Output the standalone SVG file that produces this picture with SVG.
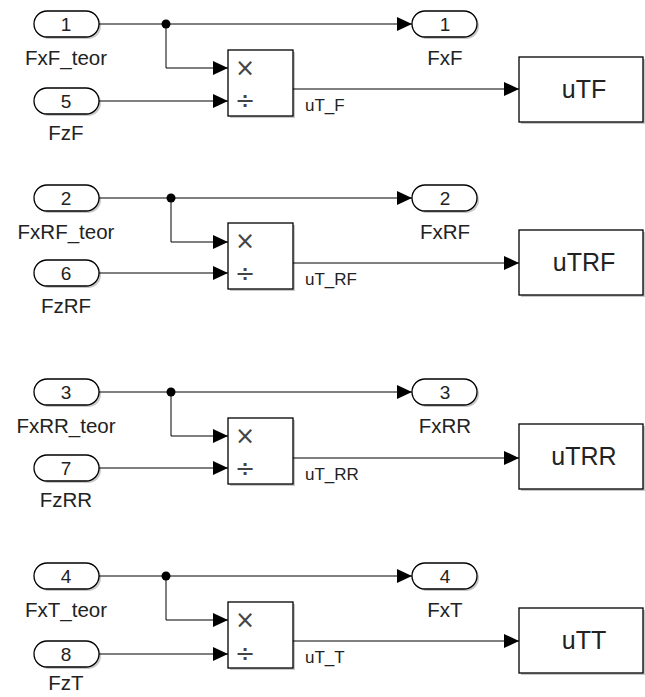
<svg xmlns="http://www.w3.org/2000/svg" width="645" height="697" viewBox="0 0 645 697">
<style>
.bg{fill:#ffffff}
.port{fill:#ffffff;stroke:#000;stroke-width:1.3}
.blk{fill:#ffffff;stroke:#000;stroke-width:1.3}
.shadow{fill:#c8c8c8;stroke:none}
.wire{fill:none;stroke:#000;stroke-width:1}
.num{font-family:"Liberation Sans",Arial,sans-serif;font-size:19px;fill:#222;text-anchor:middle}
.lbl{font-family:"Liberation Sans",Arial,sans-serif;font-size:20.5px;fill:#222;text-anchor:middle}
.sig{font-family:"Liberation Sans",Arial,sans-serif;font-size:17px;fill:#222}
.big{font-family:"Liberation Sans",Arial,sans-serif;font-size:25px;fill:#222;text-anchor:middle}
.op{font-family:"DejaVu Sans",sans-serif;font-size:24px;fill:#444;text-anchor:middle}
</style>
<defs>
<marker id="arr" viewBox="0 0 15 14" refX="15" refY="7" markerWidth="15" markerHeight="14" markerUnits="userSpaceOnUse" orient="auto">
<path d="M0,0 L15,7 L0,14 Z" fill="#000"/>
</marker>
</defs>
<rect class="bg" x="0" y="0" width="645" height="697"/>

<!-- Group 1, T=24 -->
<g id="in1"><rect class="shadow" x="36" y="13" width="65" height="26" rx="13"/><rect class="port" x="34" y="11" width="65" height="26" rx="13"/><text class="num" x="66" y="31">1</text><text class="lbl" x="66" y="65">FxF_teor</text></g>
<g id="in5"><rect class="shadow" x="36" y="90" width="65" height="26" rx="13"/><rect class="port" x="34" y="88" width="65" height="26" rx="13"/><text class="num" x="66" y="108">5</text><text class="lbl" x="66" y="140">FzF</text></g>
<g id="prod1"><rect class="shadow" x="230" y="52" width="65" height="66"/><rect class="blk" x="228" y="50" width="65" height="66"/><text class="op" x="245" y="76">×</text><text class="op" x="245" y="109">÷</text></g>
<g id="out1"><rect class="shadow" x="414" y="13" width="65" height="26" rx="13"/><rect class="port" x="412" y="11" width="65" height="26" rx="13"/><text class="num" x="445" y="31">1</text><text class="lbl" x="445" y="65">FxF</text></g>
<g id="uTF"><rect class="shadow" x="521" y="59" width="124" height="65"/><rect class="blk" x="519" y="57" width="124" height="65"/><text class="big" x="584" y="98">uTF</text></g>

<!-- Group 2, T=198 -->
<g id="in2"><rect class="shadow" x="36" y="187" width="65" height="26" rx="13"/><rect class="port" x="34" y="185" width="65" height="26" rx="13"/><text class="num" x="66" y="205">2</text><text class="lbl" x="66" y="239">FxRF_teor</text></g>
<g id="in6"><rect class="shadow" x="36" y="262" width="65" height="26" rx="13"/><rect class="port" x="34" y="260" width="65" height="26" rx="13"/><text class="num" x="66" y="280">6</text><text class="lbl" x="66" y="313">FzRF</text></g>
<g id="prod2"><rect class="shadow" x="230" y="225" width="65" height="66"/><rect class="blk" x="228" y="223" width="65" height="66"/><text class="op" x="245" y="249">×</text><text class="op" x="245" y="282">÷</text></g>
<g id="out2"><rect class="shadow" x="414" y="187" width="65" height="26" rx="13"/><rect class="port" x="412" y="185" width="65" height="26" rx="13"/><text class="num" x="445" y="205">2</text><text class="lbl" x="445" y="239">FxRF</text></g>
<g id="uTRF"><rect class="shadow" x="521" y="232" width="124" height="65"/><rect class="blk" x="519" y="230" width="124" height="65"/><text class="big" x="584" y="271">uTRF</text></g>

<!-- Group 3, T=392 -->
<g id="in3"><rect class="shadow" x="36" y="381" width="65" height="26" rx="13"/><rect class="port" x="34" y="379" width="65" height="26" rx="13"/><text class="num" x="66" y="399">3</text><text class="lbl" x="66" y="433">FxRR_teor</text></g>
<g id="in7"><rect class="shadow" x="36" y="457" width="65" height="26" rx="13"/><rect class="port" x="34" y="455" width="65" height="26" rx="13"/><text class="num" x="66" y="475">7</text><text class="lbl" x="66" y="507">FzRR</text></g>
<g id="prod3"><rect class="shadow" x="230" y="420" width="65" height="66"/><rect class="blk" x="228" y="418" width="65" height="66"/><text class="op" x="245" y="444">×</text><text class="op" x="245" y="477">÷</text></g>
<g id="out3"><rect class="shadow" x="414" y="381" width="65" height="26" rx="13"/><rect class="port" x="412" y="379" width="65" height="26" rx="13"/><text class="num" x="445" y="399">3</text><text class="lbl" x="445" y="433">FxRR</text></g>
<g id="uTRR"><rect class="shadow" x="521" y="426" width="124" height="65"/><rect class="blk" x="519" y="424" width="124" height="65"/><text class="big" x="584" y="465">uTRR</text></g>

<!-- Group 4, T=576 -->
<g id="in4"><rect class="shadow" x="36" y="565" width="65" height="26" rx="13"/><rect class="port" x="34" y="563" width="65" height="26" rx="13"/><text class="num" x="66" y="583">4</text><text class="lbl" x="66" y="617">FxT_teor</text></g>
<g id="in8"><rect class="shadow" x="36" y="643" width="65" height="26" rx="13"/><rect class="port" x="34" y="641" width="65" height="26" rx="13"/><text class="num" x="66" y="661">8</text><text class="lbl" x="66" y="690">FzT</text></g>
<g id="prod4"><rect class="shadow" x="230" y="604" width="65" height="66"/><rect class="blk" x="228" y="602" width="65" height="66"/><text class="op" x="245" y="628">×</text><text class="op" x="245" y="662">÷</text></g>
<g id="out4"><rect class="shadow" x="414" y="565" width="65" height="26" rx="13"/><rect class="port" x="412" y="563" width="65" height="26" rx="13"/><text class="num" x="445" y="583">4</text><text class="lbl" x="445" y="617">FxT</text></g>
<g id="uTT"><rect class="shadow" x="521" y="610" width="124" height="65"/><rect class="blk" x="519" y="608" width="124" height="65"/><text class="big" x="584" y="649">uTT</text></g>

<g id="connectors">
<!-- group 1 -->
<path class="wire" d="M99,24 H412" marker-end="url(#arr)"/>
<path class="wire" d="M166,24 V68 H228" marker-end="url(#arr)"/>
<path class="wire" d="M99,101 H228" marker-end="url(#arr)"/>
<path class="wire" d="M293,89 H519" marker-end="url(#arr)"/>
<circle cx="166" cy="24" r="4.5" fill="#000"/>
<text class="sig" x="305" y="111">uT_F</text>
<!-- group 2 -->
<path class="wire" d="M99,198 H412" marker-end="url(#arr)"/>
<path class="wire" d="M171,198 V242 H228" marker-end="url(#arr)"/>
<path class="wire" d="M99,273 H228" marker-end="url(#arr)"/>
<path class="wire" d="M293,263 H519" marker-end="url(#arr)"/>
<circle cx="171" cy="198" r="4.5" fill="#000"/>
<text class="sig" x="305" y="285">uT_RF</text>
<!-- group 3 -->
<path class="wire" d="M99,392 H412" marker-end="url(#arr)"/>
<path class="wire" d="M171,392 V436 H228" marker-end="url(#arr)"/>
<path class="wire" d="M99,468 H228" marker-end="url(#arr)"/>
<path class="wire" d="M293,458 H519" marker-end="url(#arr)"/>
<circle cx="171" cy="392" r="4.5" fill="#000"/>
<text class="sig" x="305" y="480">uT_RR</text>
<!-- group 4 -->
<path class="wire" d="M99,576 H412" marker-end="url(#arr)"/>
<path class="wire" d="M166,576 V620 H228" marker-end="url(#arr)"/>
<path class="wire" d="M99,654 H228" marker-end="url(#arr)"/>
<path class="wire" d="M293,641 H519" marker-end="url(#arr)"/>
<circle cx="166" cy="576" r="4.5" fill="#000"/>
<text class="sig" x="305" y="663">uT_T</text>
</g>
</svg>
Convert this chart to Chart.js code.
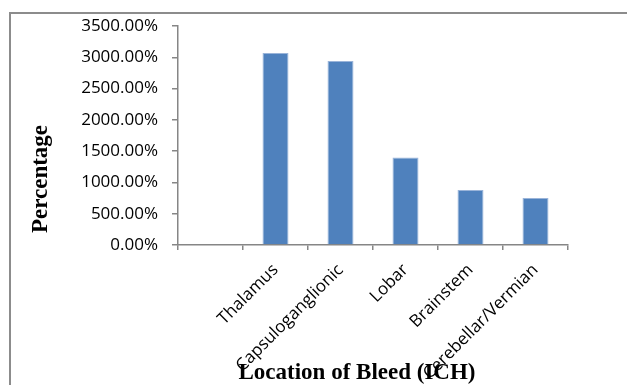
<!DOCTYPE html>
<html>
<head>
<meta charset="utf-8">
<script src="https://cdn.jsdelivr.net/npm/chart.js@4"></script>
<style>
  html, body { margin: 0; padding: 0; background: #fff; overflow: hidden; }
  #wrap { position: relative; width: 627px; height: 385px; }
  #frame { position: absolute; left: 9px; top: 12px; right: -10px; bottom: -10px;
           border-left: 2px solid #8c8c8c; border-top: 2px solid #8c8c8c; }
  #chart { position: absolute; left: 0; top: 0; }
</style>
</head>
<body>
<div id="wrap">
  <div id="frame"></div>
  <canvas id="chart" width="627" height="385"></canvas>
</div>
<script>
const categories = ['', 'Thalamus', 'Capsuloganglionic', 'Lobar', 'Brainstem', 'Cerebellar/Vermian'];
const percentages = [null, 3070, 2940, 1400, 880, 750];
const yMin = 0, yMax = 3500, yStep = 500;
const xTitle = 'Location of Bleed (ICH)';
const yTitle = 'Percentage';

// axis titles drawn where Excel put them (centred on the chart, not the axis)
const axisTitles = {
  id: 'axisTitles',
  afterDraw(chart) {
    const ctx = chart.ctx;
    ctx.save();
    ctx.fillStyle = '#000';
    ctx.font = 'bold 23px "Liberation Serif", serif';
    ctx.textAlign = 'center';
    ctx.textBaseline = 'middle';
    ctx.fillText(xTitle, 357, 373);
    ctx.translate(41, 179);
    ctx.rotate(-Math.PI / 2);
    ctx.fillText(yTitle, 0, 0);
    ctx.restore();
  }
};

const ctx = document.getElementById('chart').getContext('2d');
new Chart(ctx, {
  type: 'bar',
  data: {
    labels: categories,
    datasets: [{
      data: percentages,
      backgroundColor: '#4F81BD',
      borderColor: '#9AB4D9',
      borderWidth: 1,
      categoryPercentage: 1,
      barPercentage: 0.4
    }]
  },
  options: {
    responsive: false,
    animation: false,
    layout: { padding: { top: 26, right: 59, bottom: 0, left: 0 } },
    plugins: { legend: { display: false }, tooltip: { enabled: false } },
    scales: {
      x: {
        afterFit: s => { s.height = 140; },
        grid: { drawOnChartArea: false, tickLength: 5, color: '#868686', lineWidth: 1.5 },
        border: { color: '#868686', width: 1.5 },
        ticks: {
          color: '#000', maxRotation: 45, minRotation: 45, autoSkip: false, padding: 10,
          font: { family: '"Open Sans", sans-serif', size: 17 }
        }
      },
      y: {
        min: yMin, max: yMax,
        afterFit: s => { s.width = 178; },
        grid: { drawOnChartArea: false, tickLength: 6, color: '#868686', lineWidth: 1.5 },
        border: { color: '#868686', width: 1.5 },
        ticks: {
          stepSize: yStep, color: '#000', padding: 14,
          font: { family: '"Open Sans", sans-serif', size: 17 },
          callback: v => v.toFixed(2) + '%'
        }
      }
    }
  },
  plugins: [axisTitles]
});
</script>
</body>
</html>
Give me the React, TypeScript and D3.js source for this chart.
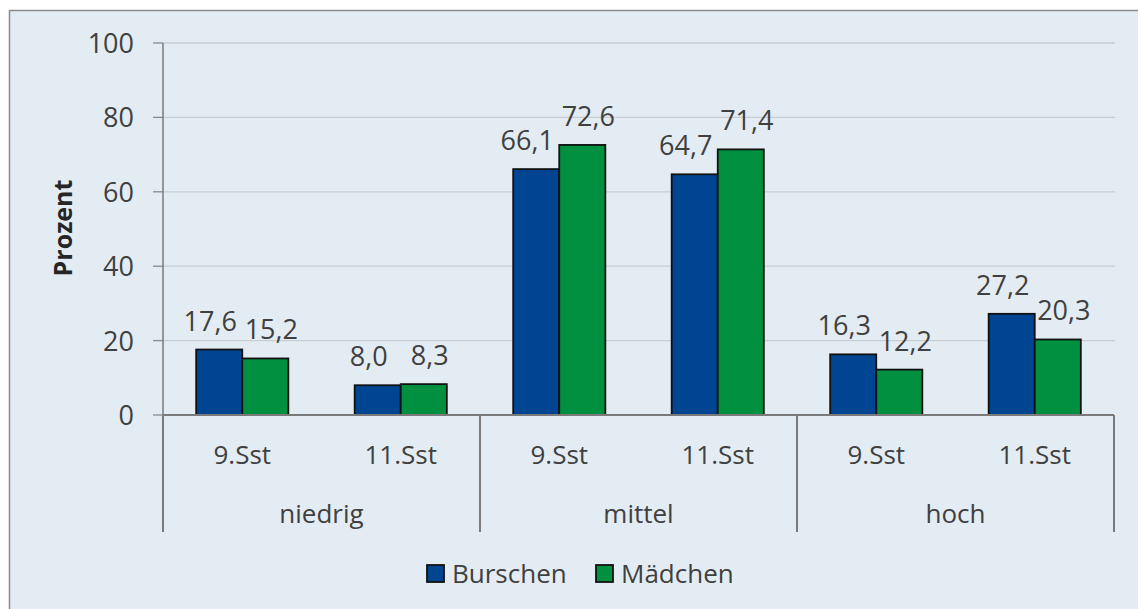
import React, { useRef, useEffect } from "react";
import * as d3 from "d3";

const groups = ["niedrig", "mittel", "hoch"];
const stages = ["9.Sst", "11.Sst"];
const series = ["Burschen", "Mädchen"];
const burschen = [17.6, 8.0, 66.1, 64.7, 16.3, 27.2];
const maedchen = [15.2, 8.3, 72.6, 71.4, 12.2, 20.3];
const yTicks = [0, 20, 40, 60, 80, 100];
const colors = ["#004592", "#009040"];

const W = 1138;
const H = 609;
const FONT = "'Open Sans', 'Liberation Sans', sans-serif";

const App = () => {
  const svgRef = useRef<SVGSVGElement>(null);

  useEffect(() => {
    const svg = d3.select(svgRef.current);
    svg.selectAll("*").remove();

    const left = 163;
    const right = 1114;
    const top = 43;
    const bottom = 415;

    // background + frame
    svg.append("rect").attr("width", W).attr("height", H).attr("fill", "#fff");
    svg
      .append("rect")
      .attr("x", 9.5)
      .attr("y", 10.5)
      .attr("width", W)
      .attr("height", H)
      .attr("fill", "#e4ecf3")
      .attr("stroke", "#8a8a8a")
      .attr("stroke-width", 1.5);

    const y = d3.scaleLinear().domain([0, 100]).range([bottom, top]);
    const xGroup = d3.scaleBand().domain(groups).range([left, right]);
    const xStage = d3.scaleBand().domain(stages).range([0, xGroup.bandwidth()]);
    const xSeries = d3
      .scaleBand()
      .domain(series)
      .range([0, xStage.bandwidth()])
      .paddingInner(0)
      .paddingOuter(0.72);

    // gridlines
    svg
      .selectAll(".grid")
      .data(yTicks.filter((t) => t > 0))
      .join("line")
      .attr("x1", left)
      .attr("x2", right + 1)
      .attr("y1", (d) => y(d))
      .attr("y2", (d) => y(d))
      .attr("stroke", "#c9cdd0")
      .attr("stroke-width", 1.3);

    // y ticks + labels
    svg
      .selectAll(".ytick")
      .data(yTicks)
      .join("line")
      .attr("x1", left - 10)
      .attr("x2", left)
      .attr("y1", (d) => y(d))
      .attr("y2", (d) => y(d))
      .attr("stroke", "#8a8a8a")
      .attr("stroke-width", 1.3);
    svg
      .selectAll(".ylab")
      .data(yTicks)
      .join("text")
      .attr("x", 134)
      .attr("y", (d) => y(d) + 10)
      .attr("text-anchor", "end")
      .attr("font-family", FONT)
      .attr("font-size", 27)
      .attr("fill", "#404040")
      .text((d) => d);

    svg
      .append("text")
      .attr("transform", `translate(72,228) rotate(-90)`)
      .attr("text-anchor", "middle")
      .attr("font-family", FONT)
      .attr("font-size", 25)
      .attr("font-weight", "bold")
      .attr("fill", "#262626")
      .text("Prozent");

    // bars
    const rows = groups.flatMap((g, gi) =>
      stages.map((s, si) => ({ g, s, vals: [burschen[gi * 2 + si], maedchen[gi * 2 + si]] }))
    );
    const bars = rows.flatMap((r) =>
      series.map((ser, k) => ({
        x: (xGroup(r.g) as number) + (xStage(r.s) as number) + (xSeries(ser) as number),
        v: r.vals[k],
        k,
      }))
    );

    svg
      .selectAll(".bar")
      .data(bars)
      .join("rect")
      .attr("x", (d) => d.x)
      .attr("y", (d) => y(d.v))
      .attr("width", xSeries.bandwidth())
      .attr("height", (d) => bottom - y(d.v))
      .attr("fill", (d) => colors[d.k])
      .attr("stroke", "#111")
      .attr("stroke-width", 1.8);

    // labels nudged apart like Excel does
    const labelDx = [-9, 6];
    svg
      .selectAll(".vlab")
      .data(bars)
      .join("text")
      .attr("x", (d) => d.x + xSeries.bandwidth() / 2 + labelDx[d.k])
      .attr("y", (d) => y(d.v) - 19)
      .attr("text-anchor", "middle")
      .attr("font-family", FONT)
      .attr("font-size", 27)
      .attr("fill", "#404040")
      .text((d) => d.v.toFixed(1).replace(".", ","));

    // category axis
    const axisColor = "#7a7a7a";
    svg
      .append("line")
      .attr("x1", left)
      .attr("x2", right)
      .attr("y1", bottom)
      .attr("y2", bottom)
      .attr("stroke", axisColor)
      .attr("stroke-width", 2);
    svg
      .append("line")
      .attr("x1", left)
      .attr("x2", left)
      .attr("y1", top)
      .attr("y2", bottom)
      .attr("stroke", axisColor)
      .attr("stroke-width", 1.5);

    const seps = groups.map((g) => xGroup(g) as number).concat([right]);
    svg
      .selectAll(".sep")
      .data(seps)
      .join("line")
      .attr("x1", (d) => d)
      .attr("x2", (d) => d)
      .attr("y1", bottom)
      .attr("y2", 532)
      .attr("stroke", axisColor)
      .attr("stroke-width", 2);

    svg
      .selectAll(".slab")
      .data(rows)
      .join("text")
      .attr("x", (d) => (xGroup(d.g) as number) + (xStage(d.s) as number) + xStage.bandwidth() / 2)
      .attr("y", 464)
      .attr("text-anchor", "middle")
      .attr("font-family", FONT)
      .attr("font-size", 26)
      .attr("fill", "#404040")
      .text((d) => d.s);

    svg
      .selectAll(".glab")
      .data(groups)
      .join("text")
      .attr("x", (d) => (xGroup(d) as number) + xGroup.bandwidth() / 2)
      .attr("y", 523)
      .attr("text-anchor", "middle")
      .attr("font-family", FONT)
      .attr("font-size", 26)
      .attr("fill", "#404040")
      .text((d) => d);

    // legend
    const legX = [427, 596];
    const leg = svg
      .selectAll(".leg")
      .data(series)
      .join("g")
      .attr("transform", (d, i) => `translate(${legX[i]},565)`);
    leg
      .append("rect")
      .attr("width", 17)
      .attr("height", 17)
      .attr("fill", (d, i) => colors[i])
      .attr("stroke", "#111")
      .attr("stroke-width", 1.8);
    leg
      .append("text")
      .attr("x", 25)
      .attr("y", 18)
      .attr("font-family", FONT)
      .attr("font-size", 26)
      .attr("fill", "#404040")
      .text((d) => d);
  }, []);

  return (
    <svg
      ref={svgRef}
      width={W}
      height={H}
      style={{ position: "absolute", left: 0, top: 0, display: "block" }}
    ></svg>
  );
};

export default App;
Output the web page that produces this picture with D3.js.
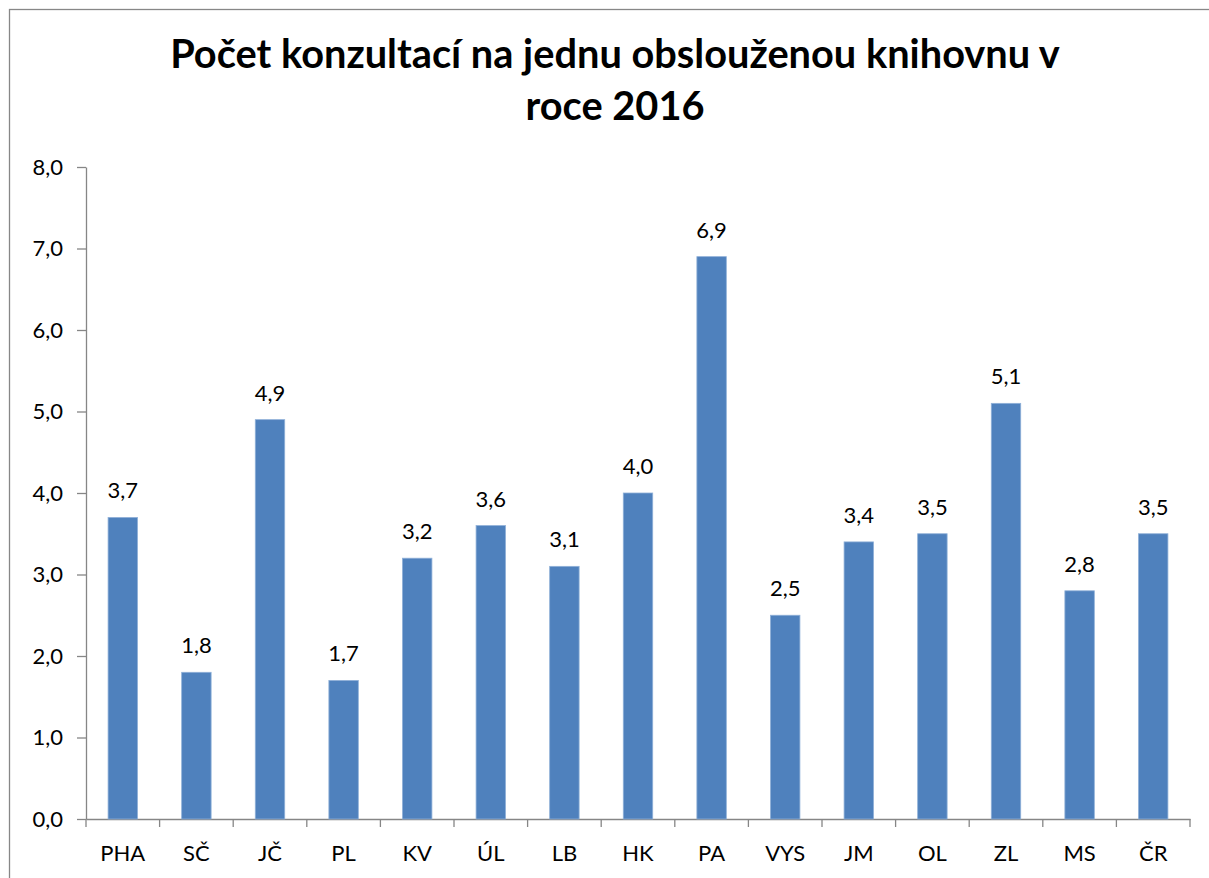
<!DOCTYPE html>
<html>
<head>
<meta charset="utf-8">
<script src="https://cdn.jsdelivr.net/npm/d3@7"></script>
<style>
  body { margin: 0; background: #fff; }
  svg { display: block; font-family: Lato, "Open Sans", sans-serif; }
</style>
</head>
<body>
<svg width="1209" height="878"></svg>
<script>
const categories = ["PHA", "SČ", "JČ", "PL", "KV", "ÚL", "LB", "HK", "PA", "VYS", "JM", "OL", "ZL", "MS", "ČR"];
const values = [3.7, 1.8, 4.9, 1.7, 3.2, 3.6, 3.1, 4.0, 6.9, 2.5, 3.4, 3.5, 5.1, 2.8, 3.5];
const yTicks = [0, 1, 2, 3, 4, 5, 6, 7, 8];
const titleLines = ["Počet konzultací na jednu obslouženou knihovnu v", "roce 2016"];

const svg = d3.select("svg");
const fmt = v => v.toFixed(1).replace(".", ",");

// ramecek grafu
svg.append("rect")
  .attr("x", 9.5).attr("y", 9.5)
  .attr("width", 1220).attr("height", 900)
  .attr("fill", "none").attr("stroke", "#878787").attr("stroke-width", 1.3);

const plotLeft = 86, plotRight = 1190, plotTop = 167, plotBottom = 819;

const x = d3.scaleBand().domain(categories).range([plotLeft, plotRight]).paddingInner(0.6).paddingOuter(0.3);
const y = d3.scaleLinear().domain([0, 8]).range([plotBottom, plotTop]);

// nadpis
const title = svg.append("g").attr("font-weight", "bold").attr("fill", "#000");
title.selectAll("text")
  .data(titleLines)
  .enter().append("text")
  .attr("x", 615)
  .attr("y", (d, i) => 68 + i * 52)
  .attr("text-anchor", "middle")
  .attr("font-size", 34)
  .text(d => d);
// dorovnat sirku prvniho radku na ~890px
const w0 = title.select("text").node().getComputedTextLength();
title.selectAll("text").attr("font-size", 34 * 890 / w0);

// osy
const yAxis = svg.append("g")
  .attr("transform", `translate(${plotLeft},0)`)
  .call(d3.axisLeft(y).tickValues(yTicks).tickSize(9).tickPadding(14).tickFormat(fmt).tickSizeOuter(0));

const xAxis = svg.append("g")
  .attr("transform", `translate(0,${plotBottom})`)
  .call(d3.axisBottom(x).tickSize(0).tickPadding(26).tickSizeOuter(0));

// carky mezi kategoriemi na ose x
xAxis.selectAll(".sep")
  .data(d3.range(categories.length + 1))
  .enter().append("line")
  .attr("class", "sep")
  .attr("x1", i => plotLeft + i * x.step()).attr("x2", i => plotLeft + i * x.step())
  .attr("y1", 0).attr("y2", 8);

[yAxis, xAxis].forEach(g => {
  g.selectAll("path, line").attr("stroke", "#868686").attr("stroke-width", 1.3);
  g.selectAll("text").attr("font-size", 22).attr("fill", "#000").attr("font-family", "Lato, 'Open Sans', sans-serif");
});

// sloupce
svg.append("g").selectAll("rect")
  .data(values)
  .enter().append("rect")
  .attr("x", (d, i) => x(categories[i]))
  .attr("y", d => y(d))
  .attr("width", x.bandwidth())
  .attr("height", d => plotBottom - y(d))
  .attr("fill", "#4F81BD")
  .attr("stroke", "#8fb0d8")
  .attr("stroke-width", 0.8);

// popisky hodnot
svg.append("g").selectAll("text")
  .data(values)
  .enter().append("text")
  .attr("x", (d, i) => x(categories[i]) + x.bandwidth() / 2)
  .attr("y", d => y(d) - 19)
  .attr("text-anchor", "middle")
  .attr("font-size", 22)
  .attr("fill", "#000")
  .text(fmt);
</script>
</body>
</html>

▸ **What the task requires**: Of the lines above, copy only those from the one holding "Give me the" to the one holding "import * as", both included, and exclude every image.

▸ **Output below**:
Give me the React, TypeScript and D3.js source for this chart.
import React, { useRef, useEffect } from "react";
import * as d3 from "d3";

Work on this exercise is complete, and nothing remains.